- **Task description**
Reproduce every line of the material below, but drop the pictures.

....................

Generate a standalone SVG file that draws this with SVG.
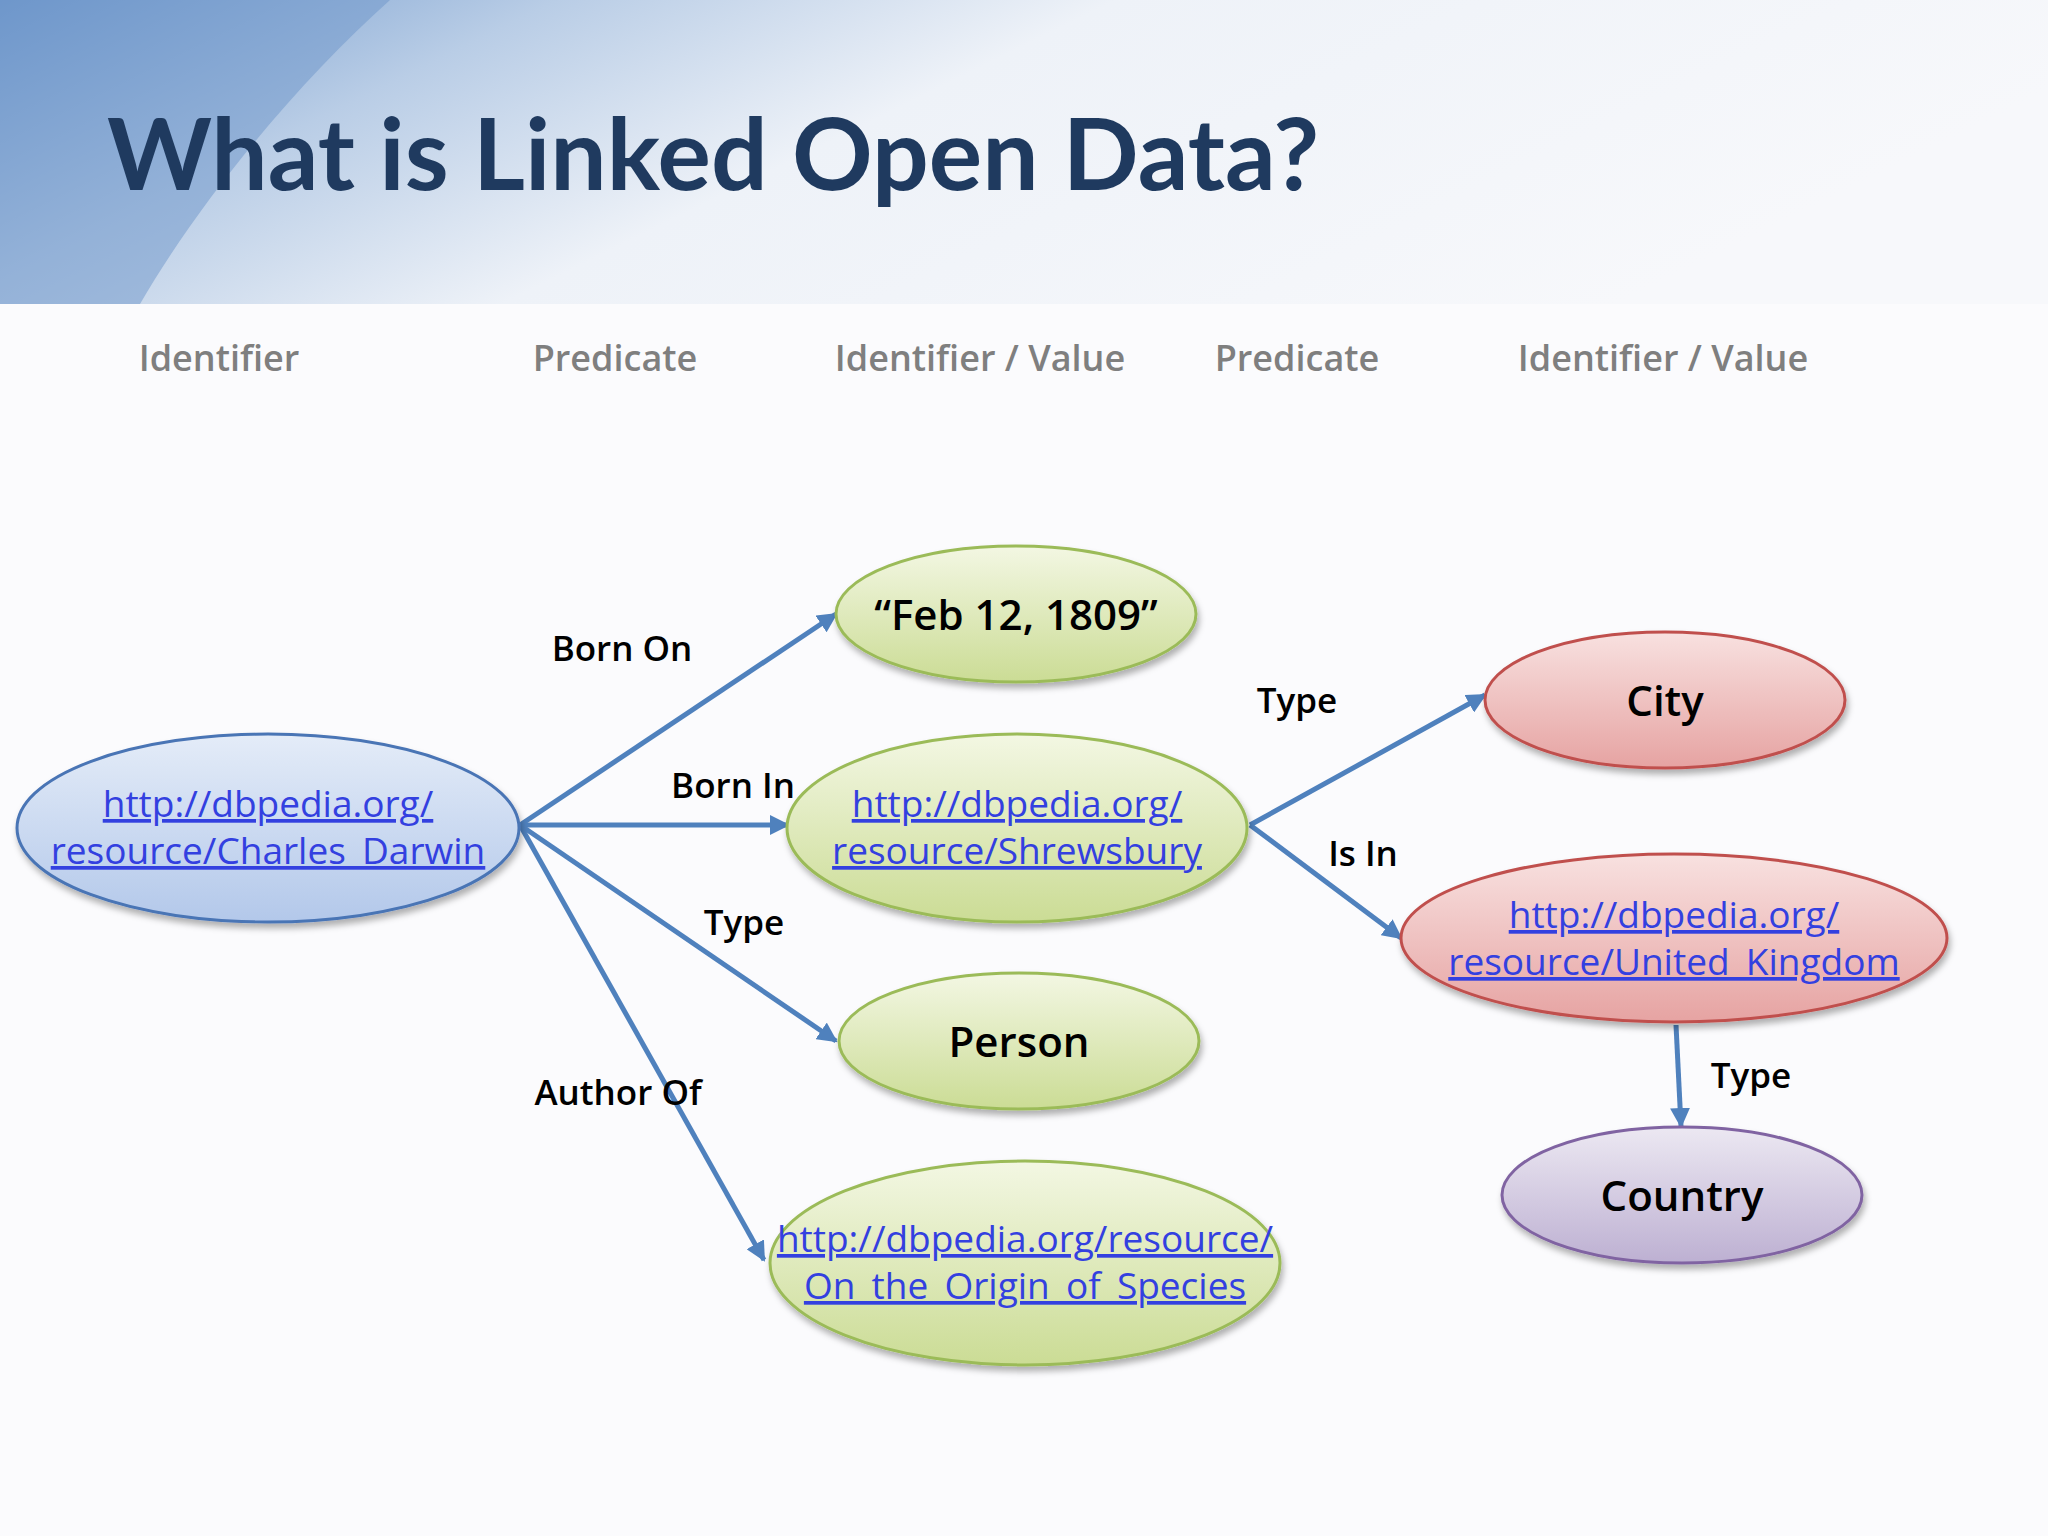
<svg xmlns="http://www.w3.org/2000/svg" width="2048" height="1536" viewBox="0 0 2048 1536">
<defs>
<linearGradient id="band" x1="0" y1="0" x2="1" y2="0.3"><stop offset="0" stop-color="#6f98cc"/><stop offset="0.25" stop-color="#b9cde6"/><stop offset="0.5" stop-color="#eef2f8"/><stop offset="1" stop-color="#f7f8fb"/></linearGradient>
<linearGradient id="gB" x1="0" y1="0" x2="0" y2="1"><stop offset="0" stop-color="#e4ecf8"/><stop offset="1" stop-color="#b3c8ea"/></linearGradient>
<linearGradient id="gG" x1="0" y1="0" x2="0" y2="1"><stop offset="0" stop-color="#f3f7e3"/><stop offset="1" stop-color="#cbdc95"/></linearGradient>
<linearGradient id="gR" x1="0" y1="0" x2="0" y2="1"><stop offset="0" stop-color="#f8e1e0"/><stop offset="1" stop-color="#e6a3a2"/></linearGradient>
<linearGradient id="gP" x1="0" y1="0" x2="0" y2="1"><stop offset="0" stop-color="#ece8f2"/><stop offset="1" stop-color="#bdb0d2"/></linearGradient>
<filter id="sh" x="-10%" y="-10%" width="130%" height="140%"><feDropShadow dx="2" dy="5" stdDeviation="3" flood-color="#000" flood-opacity="0.3"/></filter>
<marker id="ar" viewBox="0 0 10 10" refX="9" refY="5" markerWidth="4" markerHeight="4" orient="auto"><path d="M0,0 L10,5 L0,10 z" fill="#4f81bd"/></marker>
<style>
.e{stroke-width:3;filter:url(#sh)}
.b{fill:url(#gB);stroke:#4a74b5}.g{fill:url(#gG);stroke:#9bbb59}.r{fill:url(#gR);stroke:#c0504d}.p{fill:url(#gP);stroke:#8064a2}
.t{font-family:"Open Sans","Liberation Sans",sans-serif;font-weight:600;font-size:42px;fill:#000;text-anchor:middle}
.lk{font-family:"Open Sans","Liberation Sans",sans-serif;font-size:37px;fill:#3340e0;text-decoration:underline;text-anchor:middle}
.lb{font-family:"Open Sans","Liberation Sans",sans-serif;font-weight:600;font-size:35px;fill:#000;text-anchor:middle}
.h{font-family:"Open Sans","Liberation Sans",sans-serif;font-weight:600;font-size:36px;fill:#7f7f7f;text-anchor:middle}
.c line{stroke:#4f81bd;stroke-width:5;marker-end:url(#ar)}
</style>
</defs>
<rect width="2048" height="1536" fill="#fbfbfd"/>
<rect width="2048" height="304" fill="url(#band)"/>
<path d="M0,0 L390,0 C300,80 200,200 140,304 L0,304 Z" fill="#6d96ca" opacity="0.5"/>
<text x="107" y="190" font-family="Lato,'Open Sans',sans-serif" font-weight="700" font-size="100" fill="#1f3a5f">What is Linked Open Data?</text>
<text class="h" x="219" y="371">Identifier</text>
<text class="h" x="615" y="371">Predicate</text>
<text class="h" x="980" y="371">Identifier / Value</text>
<text class="h" x="1297" y="371">Predicate</text>
<text class="h" x="1663" y="371">Identifier / Value</text>
<g class="c" id="connectors">
<line x1="520" y1="825" x2="836" y2="614"/>
<line x1="520" y1="825" x2="788" y2="825"/>
<line x1="520" y1="825" x2="836" y2="1041"/>
<line x1="520" y1="825" x2="764" y2="1260"/>
<line x1="1250" y1="825" x2="1485" y2="695"/>
<line x1="1250" y1="825" x2="1401" y2="938"/>
<line x1="1676" y1="1025" x2="1681" y2="1126"/>
</g>
<g id="labels">
<text class="lb" x="622" y="661">Born On</text>
<text class="lb" x="733" y="798">Born In</text>
<text class="lb" x="744" y="935">Type</text>
<text class="lb" x="618" y="1105">Author Of</text>
<text class="lb" x="1297" y="713">Type</text>
<text class="lb" x="1363" y="866">Is In</text>
<text class="lb" x="1751" y="1088">Type</text>
</g>
<g id="darwin"><ellipse class="e b" cx="268" cy="828" rx="251" ry="94"/><text class="lk" x="268" y="817">http://dbpedia.org/</text><text class="lk" x="268" y="864">resource/Charles_Darwin</text></g>
<g id="feb"><ellipse class="e g" cx="1016" cy="614" rx="180" ry="68"/><text class="t" x="1016" y="630">“Feb 12, 1809”</text></g>
<g id="shrewsbury"><ellipse class="e g" cx="1017" cy="828" rx="230" ry="94"/><text class="lk" x="1017" y="817">http://dbpedia.org/</text><text class="lk" x="1017" y="864">resource/Shrewsbury</text></g>
<g id="person"><ellipse class="e g" cx="1019" cy="1041" rx="180" ry="68"/><text class="t" x="1019" y="1057">Person</text></g>
<g id="origin"><ellipse class="e g" cx="1025" cy="1263" rx="255" ry="102"/><text class="lk" x="1025" y="1252">http://dbpedia.org/resource/</text><text class="lk" x="1025" y="1299">On_the_Origin_of_Species</text></g>
<g id="city"><ellipse class="e r" cx="1665" cy="700" rx="180" ry="68"/><text class="t" x="1665" y="716">City</text></g>
<g id="uk"><ellipse class="e r" cx="1674" cy="938" rx="273" ry="84"/><text class="lk" x="1674" y="928">http://dbpedia.org/</text><text class="lk" x="1674" y="975">resource/United_Kingdom</text></g>
<g id="country"><ellipse class="e p" cx="1682" cy="1195" rx="180" ry="68"/><text class="t" x="1682" y="1211">Country</text></g>
</svg>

....................

- **Complete answer**
Generate a standalone SVG file that draws this with SVG.
<svg xmlns="http://www.w3.org/2000/svg" width="2048" height="1536" viewBox="0 0 2048 1536">
<defs>
<linearGradient id="band" x1="0" y1="0" x2="1" y2="0.3"><stop offset="0" stop-color="#6f98cc"/><stop offset="0.25" stop-color="#b9cde6"/><stop offset="0.5" stop-color="#eef2f8"/><stop offset="1" stop-color="#f7f8fb"/></linearGradient>
<linearGradient id="gB" x1="0" y1="0" x2="0" y2="1"><stop offset="0" stop-color="#e4ecf8"/><stop offset="1" stop-color="#b3c8ea"/></linearGradient>
<linearGradient id="gG" x1="0" y1="0" x2="0" y2="1"><stop offset="0" stop-color="#f3f7e3"/><stop offset="1" stop-color="#cbdc95"/></linearGradient>
<linearGradient id="gR" x1="0" y1="0" x2="0" y2="1"><stop offset="0" stop-color="#f8e1e0"/><stop offset="1" stop-color="#e6a3a2"/></linearGradient>
<linearGradient id="gP" x1="0" y1="0" x2="0" y2="1"><stop offset="0" stop-color="#ece8f2"/><stop offset="1" stop-color="#bdb0d2"/></linearGradient>
<filter id="sh" x="-10%" y="-10%" width="130%" height="140%"><feDropShadow dx="2" dy="5" stdDeviation="3" flood-color="#000" flood-opacity="0.3"/></filter>
<marker id="ar" viewBox="0 0 10 10" refX="9" refY="5" markerWidth="4" markerHeight="4" orient="auto"><path d="M0,0 L10,5 L0,10 z" fill="#4f81bd"/></marker>
<style>
.e{stroke-width:3;filter:url(#sh)}
.b{fill:url(#gB);stroke:#4a74b5}.g{fill:url(#gG);stroke:#9bbb59}.r{fill:url(#gR);stroke:#c0504d}.p{fill:url(#gP);stroke:#8064a2}
.t{font-family:"Open Sans","Liberation Sans",sans-serif;font-weight:600;font-size:42px;fill:#000;text-anchor:middle}
.lk{font-family:"Open Sans","Liberation Sans",sans-serif;font-size:37px;fill:#3340e0;text-decoration:underline;text-anchor:middle}
.lb{font-family:"Open Sans","Liberation Sans",sans-serif;font-weight:600;font-size:35px;fill:#000;text-anchor:middle}
.h{font-family:"Open Sans","Liberation Sans",sans-serif;font-weight:600;font-size:36px;fill:#7f7f7f;text-anchor:middle}
.c line{stroke:#4f81bd;stroke-width:5;marker-end:url(#ar)}
</style>
</defs>
<rect width="2048" height="1536" fill="#fbfbfd"/>
<rect width="2048" height="304" fill="url(#band)"/>
<path d="M0,0 L390,0 C300,80 200,200 140,304 L0,304 Z" fill="#6d96ca" opacity="0.5"/>
<text x="107" y="190" font-family="Lato,'Open Sans',sans-serif" font-weight="700" font-size="100" fill="#1f3a5f">What is Linked Open Data?</text>
<text class="h" x="219" y="371">Identifier</text>
<text class="h" x="615" y="371">Predicate</text>
<text class="h" x="980" y="371">Identifier / Value</text>
<text class="h" x="1297" y="371">Predicate</text>
<text class="h" x="1663" y="371">Identifier / Value</text>
<g class="c" id="connectors">
<line x1="520" y1="825" x2="836" y2="614"/>
<line x1="520" y1="825" x2="788" y2="825"/>
<line x1="520" y1="825" x2="836" y2="1041"/>
<line x1="520" y1="825" x2="764" y2="1260"/>
<line x1="1250" y1="825" x2="1485" y2="695"/>
<line x1="1250" y1="825" x2="1401" y2="938"/>
<line x1="1676" y1="1025" x2="1681" y2="1126"/>
</g>
<g id="labels">
<text class="lb" x="622" y="661">Born On</text>
<text class="lb" x="733" y="798">Born In</text>
<text class="lb" x="744" y="935">Type</text>
<text class="lb" x="618" y="1105">Author Of</text>
<text class="lb" x="1297" y="713">Type</text>
<text class="lb" x="1363" y="866">Is In</text>
<text class="lb" x="1751" y="1088">Type</text>
</g>
<g id="darwin"><ellipse class="e b" cx="268" cy="828" rx="251" ry="94"/><text class="lk" x="268" y="817">http://dbpedia.org/</text><text class="lk" x="268" y="864">resource/Charles_Darwin</text></g>
<g id="feb"><ellipse class="e g" cx="1016" cy="614" rx="180" ry="68"/><text class="t" x="1016" y="630">“Feb 12, 1809”</text></g>
<g id="shrewsbury"><ellipse class="e g" cx="1017" cy="828" rx="230" ry="94"/><text class="lk" x="1017" y="817">http://dbpedia.org/</text><text class="lk" x="1017" y="864">resource/Shrewsbury</text></g>
<g id="person"><ellipse class="e g" cx="1019" cy="1041" rx="180" ry="68"/><text class="t" x="1019" y="1057">Person</text></g>
<g id="origin"><ellipse class="e g" cx="1025" cy="1263" rx="255" ry="102"/><text class="lk" x="1025" y="1252">http://dbpedia.org/resource/</text><text class="lk" x="1025" y="1299">On_the_Origin_of_Species</text></g>
<g id="city"><ellipse class="e r" cx="1665" cy="700" rx="180" ry="68"/><text class="t" x="1665" y="716">City</text></g>
<g id="uk"><ellipse class="e r" cx="1674" cy="938" rx="273" ry="84"/><text class="lk" x="1674" y="928">http://dbpedia.org/</text><text class="lk" x="1674" y="975">resource/United_Kingdom</text></g>
<g id="country"><ellipse class="e p" cx="1682" cy="1195" rx="180" ry="68"/><text class="t" x="1682" y="1211">Country</text></g>
</svg>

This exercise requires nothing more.